Modeling the spectrum of the 2ν2 and ν4 states of ammonia to experimental accuracy.

The vibrational spectrum of ammonia has received an enormous amount of attention due to its potential prevalence in hot exo-planet atmospheres and persistent challenges in assigning and modeling highly excited and often highly perturbed states. Effective Hamiltonian models face challenges due to strong coupling between the large amplitude inversion and the other small amplitude vibrations. To date, only the ground and ν2 positions could be modeled to experimental accuracy using effective Hamiltonians.
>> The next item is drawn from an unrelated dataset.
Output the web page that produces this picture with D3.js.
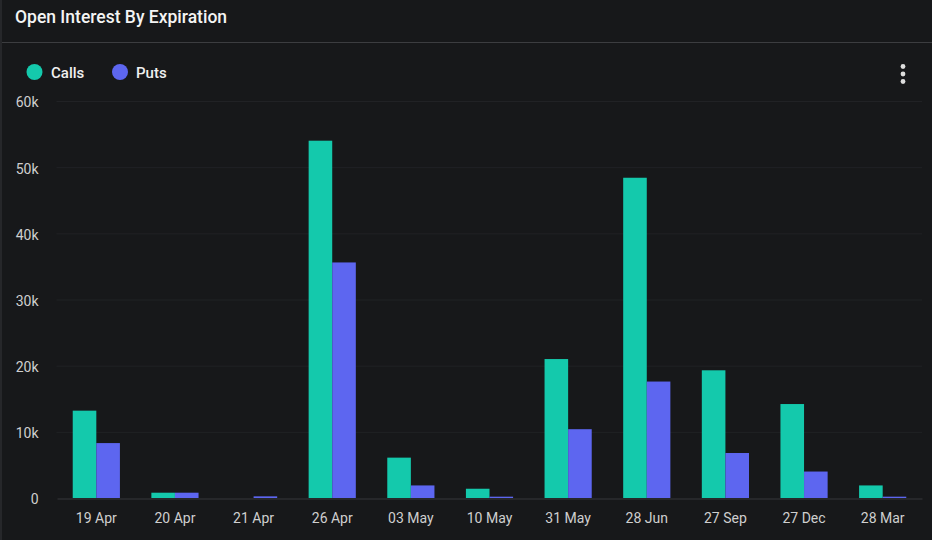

Several previous attempts to analyze the 2ν2 and ν4 energy levels failed to model both the microwave and infrared transitions to experimental accuracy. In this work, we performed extensive experimental measurements and data analysis for the 2ν2 and ν4 inversion-rotation and vibrational transitions. We measured 159 new transition frequencies with microwave precision and assigned 1680 new ones from existing Fourier transform spectra recorded in Synchrotron SOLEIL. The newly assigned data significantly expand the range of assigned quantum numbers; combined with all the previously published high-resolution data, the 2ν2 and ν4 states are reproduced to experimental accuracy using a global model described here. Achieving experimental accuracy required inclusion of a number of terms in the effective Hamiltonian that were neglected in previous work. These terms have also been neglected in the analysis of states higher than 2ν2 and ν4 suggesting that the inversion-rotation-vibration spectrum of ammonia may be far more tractable to effective Hamiltonians than previously believed.